What about his children ─your grandchildren?  His children have gone to school so far in Shanghai. They have to work hard to develop and keep up their English. They are speaking English, Chinese, Japanese─ and some Hebrew. Actually, my son has instilled the importance of reading to his children. When they were young, he would get up at 6 a.m. and read to them before they went to school and again before they went to sleep. My daughter also is reading all the time to her daughter. When she skips a page in the book, my grandchild remembers there is missing text and tells her, “No, there is more to the story.”

What do you think about technology and reading? Do you use e-readers in your home?  I have an e-reader but don’t use it. It doesn’t appeal to me. My daughter is using an e-reader. I recognize that people like gadgets and things ─ and some people want to have things quickly, have things at their fingertips. Technology is useful for that. But I like to have a book. Many times I will underline things that I think are important, that I want to remember to call to my attention.

Final thoughts about reading?  It sounds so simplistic to say that people should read. I’m thinking about my sister who was reading to my nephew a lot when he was young ─she used complicated, adult words with him. I sometimes made fun of her for using such complicated words with him. But now he is grown up and a successful playwright!  So I think the early reading and challenging him so much must have made a difference. I know that my siblings and I were very lucky growing up ─ we had higher quality schools than I see now and had such devoted teachers. I have always enjoyed learning and am always asking questions. I would rather ask questions and sound ignorant then remain ignorant because I am not asking.
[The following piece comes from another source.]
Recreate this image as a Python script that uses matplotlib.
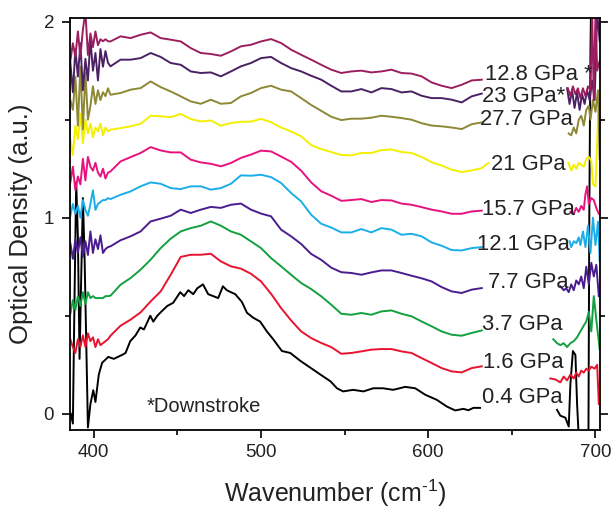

This concluded my interview with Anna. I was struck while we talked by how hard Anna worked to find the right words in either Spanish or English to explain her experiences to me (in some cases she began with the Spanish word, then she translated for me into English). Clearly, excellent reading skills developed as a child helped pave the way for her impressive facility with languages. And her children ─and now their children ─demonstrate similar language facility.